Women must play a key role in the transition to democracy in the Middle East and northern Africa in order to improve gender equality in the region, according to Valentine Moghadam, director of Northeastern’s International Affairs and Middle East Studies programs.
“Positive outcomes for women depend on the presence of requisite socioeconomic development and cultural factors, as well as feminists mobilizing before, during, and after the transitions,” Moghadam said last Thursday at a conference titled “Gender of the State and Politics in the Middle East.”
Moghadam served as the keynote speaker on the first of the two-day conference, which was sponsored by the College of Social Sciences and Humanities and its International Affairs Program, as well as the Northeastern Humanities Center and Peace Islands Institute. The conference drew scholars and speakers from Boston, England, and the Middle East, as well as other local or regional universities.
Moghadam’s address was based on an ongoing project that she began during the Arab Spring, a wave of protests and demonstrations in the Arab world in 2011 that led to the ouster of rulers in Tunisia, Egypt, Libya, and Yemen. Her findings—which draw from a literature review of governmental changes in Latin America and Eastern Europe following the fall of the Soviet Union—focus on the prospects for women-friendly democratic consolidation in Tunisia, Egypt, and Morocco, with a particular emphasis on what transitional governments have done to ensure feminists’ values, aspirations, and goals.
“The literature points out that during transitions or in the course of the preparations of new elections, women have mobilized across class and party lines to demand that incoming democratic governments ensure women’s equal participation in politics,” Moghadam explained. “Yet not all democracies have been accompanied by policies and programs in favor of women’s full citizenship and gender equality.”
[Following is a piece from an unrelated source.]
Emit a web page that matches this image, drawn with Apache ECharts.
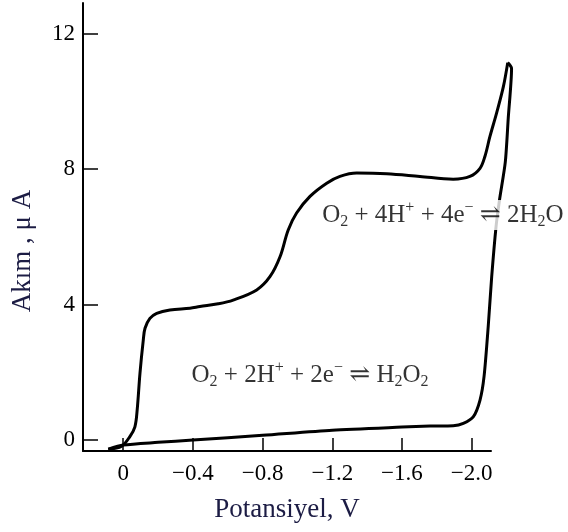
<!DOCTYPE html>
<html>
<head>
<meta charset="utf-8">
<script src="https://cdn.jsdelivr.net/npm/echarts@6/dist/echarts.min.js"></script>
<style>html,body{margin:0;padding:0;background:#fff}#c{width:568px;height:532px}</style>
</head>
<body>
<div id="c"></div>
<script>
// Potential (V) and current (µA)
const forwardScan = [
  [0.086,-0.27],[0.009,-0.18],[-0.038,0.10],[-0.067,0.39],[-0.080,0.89],[-0.096,1.97],
  [-0.115,2.95],[-0.125,3.30],[-0.153,3.59],[-0.192,3.74],[-0.268,3.84],[-0.383,3.89],
  [-0.440,3.94],[-0.545,4.02],[-0.631,4.13],[-0.766,4.43],[-0.842,4.82],[-0.900,5.41],
  [-0.947,6.20],[-0.995,6.70],[-1.072,7.19],[-1.168,7.58],[-1.244,7.78],[-1.340,7.88],
  [-1.512,7.86],[-1.703,7.78],[-1.894,7.70],[-1.990,7.78],[-2.048,8.02],[-2.076,8.37],
  [-2.105,8.96],[-2.143,9.65],[-2.182,10.43],[-2.207,11.14]
];
const reverseScan = [
  [-2.207,11.14],[-2.229,10.97],[-2.210,9.50],[-2.193,8.20],[-2.160,7.09],[-2.140,6.30],
  [-2.115,4.82],[-2.095,3.35],[-2.071,1.87],[-2.048,1.18],[-2.010,0.69],[-1.952,0.49],
  [-1.894,0.42],[-1.761,0.41],[-1.600,0.38],[-1.200,0.29],[-0.800,0.14],[-0.400,0.00],
  [-0.200,-0.07],[0.000,-0.15],[0.086,-0.27]
];
const xTicks = [0, -0.4, -0.8, -1.2, -1.6, -2.0];
const yTicks = [0, 4, 8, 12];
const reactionLabels = [
  '{t|O}{s|2}{t| + 4H}{p|+}{t| + 4e}{p|−}{t| ⇌ 2H}{s|2}{t|O}',
  '{t|O}{s|2}{t| + 2H}{p|+}{t| + 2e}{p|−}{t| ⇌ H}{s|2}{t|O}{s|2}'
];
const reactionAnchors = [[-1.835, 6.64], [-1.072, 1.92]];

const FONT = "'Liberation Serif','DejaVu Serif','Times New Roman',serif";
const X_MAX = 0.231, X_MIN = -2.111, Y_MIN = -0.325, Y_MAX = 12.9;
const GRID_L = 83, GRID_R = 77, PLOT_W = 568 - GRID_L - GRID_R;
const EXTRA_W = 30; // the curve runs past the end of the drawn axis
const X_MIN_WIDE = X_MAX - (X_MAX - X_MIN) * (PLOT_W + EXTRA_W) / PLOT_W;

const chart = echarts.init(document.getElementById('c'), null, {renderer: 'canvas'});
const rich = {
  t: {fontSize: 25, fontFamily: FONT, color: '#000', lineHeight: 30},
  s: {fontSize: 16, fontFamily: FONT, color: '#000', lineHeight: 16, verticalAlign: 'bottom'},
  p: {fontSize: 16, fontFamily: FONT, color: '#000', lineHeight: 16, verticalAlign: 'top'}
};
chart.setOption({
  animation: false,
  backgroundColor: '#fff',
  grid: [
    {left: GRID_L, right: GRID_R, top: 3, bottom: 81},
    {left: GRID_L, right: GRID_R - EXTRA_W, top: 3, bottom: 81}
  ],
  xAxis: [{
    gridIndex: 0, type: 'value', inverse: true, min: X_MIN, max: X_MAX,
    name: 'Potansiyel, V', nameLocation: 'middle', nameGap: 45,
    nameTextStyle: {fontFamily: FONT, fontSize: 27, color: '#1c1c44'},
    axisLine: {show: true, onZero: false, lineStyle: {color: '#000', width: 2}},
    axisTick: {show: true, inside: true, length: 13, lineStyle: {color: '#000', width: 1.5}, customValues: xTicks},
    axisLabel: {fontFamily: FONT, fontSize: 23, color: '#000', margin: 11, customValues: xTicks,
      formatter: v => v === 0 ? '0' : '\u2212' + Math.abs(v).toFixed(1)},
    splitLine: {show: false}
  }, {
    gridIndex: 1, type: 'value', inverse: true, min: X_MIN_WIDE, max: X_MAX, show: false
  }],
  yAxis: [{
    gridIndex: 0, type: 'value', min: Y_MIN, max: Y_MAX,
    axisLine: {show: true, onZero: false, lineStyle: {color: '#000', width: 2}},
    axisTick: {show: true, inside: true, length: 15, lineStyle: {color: '#000', width: 1.5}, customValues: yTicks},
    axisLabel: {fontFamily: FONT, fontSize: 23, color: '#000', margin: 8, customValues: yTicks},
    splitLine: {show: false}
  }, {
    gridIndex: 1, type: 'value', min: Y_MIN, max: Y_MAX, show: false
  }],
  graphic: [{
    type: 'text', x: 23, y: 251, rotation: Math.PI / 2,
    style: {text: 'Akım , μ A', fontFamily: FONT, fontSize: 27, fill: '#1c1c44', align: 'center', verticalAlign: 'middle'}
  }],
  series: [
    {type: 'line', xAxisIndex: 1, yAxisIndex: 1, data: forwardScan, smooth: 0.35, symbol: 'none', z: 2,
      lineStyle: {color: '#000', width: 3}},
    {type: 'line', xAxisIndex: 1, yAxisIndex: 1, data: reverseScan, smooth: 0.25, symbol: 'none', z: 2,
      lineStyle: {color: '#000', width: 3, join: 'miter'}},
    {type: 'scatter', xAxisIndex: 0, yAxisIndex: 0, symbolSize: 0, silent: true, z: 5,
      data: reactionAnchors.map((p, i) => ({value: p, label: {formatter: reactionLabels[i], backgroundColor: i === 0 ? '#fff' : 'transparent'}})),
      label: {show: true, position: 'inside', rich: rich, padding: [0, 2]}}
  ]
});
</script>
</body>
</html>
These countries, Moghadam said, have experienced vastly different results when it comes to gender equality post-Arab Spring. After Egyptian President Hosni Mubarak was overthrown in 2011, only nine women held seats in the more than 500 member parliament. But in Tunisia, after President Zine El Abidine Ben Ali was ousted, women were represented in the four high commissions formed to run the country during the democratic transition and later constituted 28 percent of the members of the Constituent Assembly.
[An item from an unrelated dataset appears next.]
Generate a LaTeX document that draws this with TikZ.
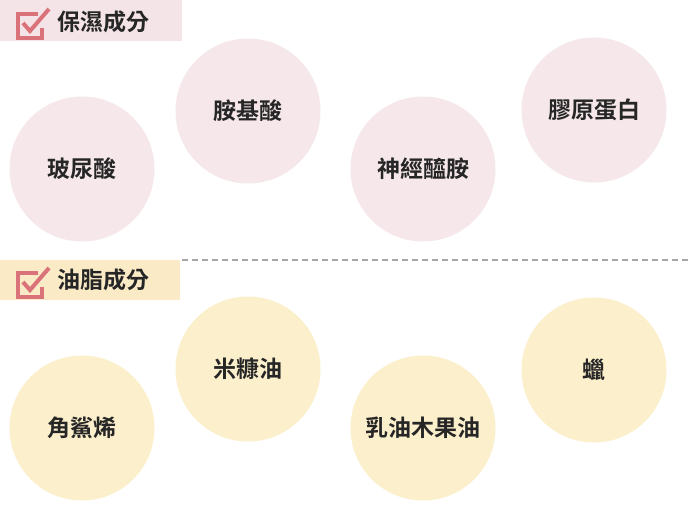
\documentclass[tikz,border=0pt]{standalone}
\usepackage{fontspec}
\newfontfamily\cjk{Noto Sans CJK TC}[UprightFont=* Bold]
\definecolor{pinkc}{HTML}{F6E8EA}
\definecolor{yelc}{HTML}{FCEFCB}
\definecolor{hpink}{HTML}{F5E4E7}
\definecolor{hyel}{HTML}{FAEAC6}
\definecolor{chk}{HTML}{DA727A}
\tikzset{
 circ/.style={circle,minimum size=145pt,inner sep=0pt,font=\cjk\fontsize{23}{25}\selectfont,text=black!85},
 pinkcirc/.style={circ,fill=pinkc},
 yelcirc/.style={circ,fill=yelc},
 head/.style={font=\cjk\fontsize{23}{25}\selectfont,text=black!85,anchor=west},
 chkline/.style={chk,line width=4pt}
}
\begin{document}
\begin{tikzpicture}[x=1pt,y=-1pt]
\useasboundingbox (0,0) rectangle (690,518);
\fill[white] (0,0) rectangle (690,518);
% header 1
\fill[hpink] (0,0) rectangle (182,41);
\draw[chkline] (38,14) -- (18,14) -- (18,38) -- (42,38) -- (42,28);
\draw[chkline] (23,23) -- (30,31) -- (49,9);
\node[head] (h1) at (54,22) {保濕成分};
% header 2
\fill[hyel] (0,260) rectangle (180,300);
\draw[chkline] (38,273) -- (18,273) -- (18,297) -- (42,297) -- (42,287);
\draw[chkline] (23,282) -- (30,290) -- (49,268);
\node[head] (h2) at (54,280) {油脂成分};
\coordinate (d1) at (182,260);
\coordinate (d2) at (690,260);
\draw[gray!70,line width=1.5pt,dash pattern=on 6pt off 4pt] (d1) -- (d2);
% circles
\node[pinkcirc] (a1) at (82,169) {玻尿酸};
\node[pinkcirc] (a2) at (248,111) {胺基酸};
\node[pinkcirc] (a3) at (423,169) {神經醯胺};
\node[pinkcirc] (a4) at (594,110) {膠原蛋白};
\node[yelcirc] (b1) at (82,428) {角鯊烯};
\node[yelcirc] (b2) at (248,369) {米糠油};
\node[yelcirc] (b3) at (423,428) {乳油木果油};
\node[yelcirc] (b4) at (594,370) {蠟};
\end{tikzpicture}
\end{document}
Moghadam said the success in Tunisia could be partly attributed to the civic skills and democratic values of feminist organizations working in those countries. Similar groups in Egypt have created a coalition in an attempt to influence the direction of change, but were unsuccessful.
Last week’s conference—which also featured a roundtable discussion on feminism in Iran during the Green Movement of 2009—had been in the works for more than a year, according to Berna Turam, an associate professor of sociology and international affairs at Northeastern.
She applauded the collaboration between Northeastern and Peace Islands Institute, a New York-based organization that aspires to foster mutual respect and collaboration with the intent on developing original and alternative perspectives on vital issues.
“It is definitely a timely topic,” said Birol Ozturk, the former executive director of Peace Islands Institute who is now a research associate in the Northeastern’s Department of Physics. “The Middle East is reshaping and we should certainly talk about the role of women and gender issues in this process.”